Incoherence — how do you make it cohere? Right now we are threatened by three huge environmental forces that we have only begun to understand: hurricanes, forest fires, earthquakes. All throw up blinding mists and fogs. They are worse in the night time, even with all our technicalities, ways of seeing with infrared, ways of communicating with gizmos, ways of analyzing with screens and charts of windspeed and current patterns. We still can’t see where the storms are going, can’t see who’s pinned under the rubble, can’t ask people if they are still there after the winds and water have passed through. What possible virtue is it to know?
A new book has been released: “Montana Noir,” that seeks to make open range and small towns sound hard-boiled and dangerous. The only thing puzzling about this is that it must have been harder to earlier make them sound spiritual and comforting.
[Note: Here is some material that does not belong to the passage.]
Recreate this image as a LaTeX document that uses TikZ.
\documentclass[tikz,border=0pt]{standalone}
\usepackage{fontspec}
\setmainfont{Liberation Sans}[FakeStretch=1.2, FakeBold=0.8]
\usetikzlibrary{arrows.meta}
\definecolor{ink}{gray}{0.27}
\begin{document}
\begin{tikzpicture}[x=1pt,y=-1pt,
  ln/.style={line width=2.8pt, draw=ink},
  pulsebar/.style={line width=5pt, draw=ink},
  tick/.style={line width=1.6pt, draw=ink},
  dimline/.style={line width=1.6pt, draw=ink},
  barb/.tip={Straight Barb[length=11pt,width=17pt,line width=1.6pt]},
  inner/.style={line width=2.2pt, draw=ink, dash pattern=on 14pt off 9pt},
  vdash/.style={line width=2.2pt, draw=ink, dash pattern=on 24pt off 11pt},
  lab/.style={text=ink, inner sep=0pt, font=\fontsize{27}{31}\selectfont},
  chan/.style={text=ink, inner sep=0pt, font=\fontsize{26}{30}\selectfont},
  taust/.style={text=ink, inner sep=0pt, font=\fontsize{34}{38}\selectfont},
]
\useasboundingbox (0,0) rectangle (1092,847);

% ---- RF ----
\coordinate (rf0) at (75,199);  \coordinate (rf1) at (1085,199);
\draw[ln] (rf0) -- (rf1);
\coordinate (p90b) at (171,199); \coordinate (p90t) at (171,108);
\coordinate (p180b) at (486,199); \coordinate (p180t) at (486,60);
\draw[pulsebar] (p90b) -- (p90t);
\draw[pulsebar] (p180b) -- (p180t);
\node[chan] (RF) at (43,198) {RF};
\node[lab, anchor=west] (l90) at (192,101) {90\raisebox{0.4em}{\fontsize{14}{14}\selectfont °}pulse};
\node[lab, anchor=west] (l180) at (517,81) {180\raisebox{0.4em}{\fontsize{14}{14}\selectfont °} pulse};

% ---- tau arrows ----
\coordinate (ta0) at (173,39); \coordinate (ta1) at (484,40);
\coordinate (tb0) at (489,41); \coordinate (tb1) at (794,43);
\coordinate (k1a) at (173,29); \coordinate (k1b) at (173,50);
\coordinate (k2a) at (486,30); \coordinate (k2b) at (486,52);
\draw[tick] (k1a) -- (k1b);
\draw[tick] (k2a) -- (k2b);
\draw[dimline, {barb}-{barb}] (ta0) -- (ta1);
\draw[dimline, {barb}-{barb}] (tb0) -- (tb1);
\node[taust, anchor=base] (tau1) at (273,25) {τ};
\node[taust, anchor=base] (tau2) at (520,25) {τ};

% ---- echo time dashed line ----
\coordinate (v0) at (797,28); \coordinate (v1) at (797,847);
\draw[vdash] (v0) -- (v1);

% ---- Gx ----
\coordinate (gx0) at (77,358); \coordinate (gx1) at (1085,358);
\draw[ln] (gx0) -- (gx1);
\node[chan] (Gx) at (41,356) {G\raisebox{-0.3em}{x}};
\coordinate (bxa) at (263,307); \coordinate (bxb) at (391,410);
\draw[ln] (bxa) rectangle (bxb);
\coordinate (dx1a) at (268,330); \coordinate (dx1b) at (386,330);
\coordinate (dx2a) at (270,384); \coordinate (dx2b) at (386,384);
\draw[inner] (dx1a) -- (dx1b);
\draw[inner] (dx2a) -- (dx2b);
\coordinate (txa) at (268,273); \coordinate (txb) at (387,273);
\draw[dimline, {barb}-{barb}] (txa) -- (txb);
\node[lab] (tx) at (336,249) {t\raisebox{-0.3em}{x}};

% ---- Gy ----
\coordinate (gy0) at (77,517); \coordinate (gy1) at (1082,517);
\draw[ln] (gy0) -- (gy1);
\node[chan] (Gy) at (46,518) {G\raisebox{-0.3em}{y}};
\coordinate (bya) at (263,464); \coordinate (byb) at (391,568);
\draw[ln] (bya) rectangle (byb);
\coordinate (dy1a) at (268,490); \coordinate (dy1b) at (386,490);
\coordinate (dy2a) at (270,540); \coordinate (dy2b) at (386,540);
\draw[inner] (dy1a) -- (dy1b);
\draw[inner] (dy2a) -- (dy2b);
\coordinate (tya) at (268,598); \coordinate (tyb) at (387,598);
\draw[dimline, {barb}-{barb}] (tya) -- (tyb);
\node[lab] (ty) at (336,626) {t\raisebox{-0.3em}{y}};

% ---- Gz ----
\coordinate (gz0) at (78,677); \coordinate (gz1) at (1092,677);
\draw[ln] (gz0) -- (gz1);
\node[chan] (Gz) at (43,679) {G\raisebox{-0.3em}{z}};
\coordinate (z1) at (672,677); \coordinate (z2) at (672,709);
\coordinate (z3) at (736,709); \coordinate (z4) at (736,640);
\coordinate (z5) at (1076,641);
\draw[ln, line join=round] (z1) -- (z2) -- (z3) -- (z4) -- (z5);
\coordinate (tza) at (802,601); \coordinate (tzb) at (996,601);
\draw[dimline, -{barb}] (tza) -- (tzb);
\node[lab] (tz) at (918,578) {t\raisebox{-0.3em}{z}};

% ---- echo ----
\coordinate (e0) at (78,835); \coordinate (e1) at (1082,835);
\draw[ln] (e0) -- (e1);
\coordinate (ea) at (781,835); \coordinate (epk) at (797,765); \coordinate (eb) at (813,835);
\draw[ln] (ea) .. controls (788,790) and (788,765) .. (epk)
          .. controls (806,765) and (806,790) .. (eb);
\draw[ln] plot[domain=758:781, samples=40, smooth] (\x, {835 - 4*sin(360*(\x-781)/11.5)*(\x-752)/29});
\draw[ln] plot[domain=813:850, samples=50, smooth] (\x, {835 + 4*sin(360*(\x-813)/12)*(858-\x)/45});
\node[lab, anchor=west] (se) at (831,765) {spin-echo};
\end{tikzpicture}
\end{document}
Mountains are not magnificent and compassionate — they are killers. More people die in Glacier Park every summer by falling over cliffs than are killed by grizzly bears. The victims are not mountain climbers — they are dumb tourists who ignore warning signs and common sense.
Small towns hold patterns of resentment and old grudges going back to the original death-dealing wrenching of the land away from the original occupants — not “owners” because owning in an illusion, an hallucination depending upon registration at the court house where records are easily altered. We don’t talk about all this.
Media people talk about religion all the time with smart alec confidence about what it is, but all they ever see is institutions full of politics within and without. Rules and talk. Dogmas and words on the sides of buildings. Because the reality of religion is inscrutable, ineffable, impenetrable. All the fuss about books written a couple of millennia ago is a con, an excuse to own something, sell something, reduce it all to a formula. What really matters cannot be said, only felt.
Take my hand. Wait! What word is tattooed there?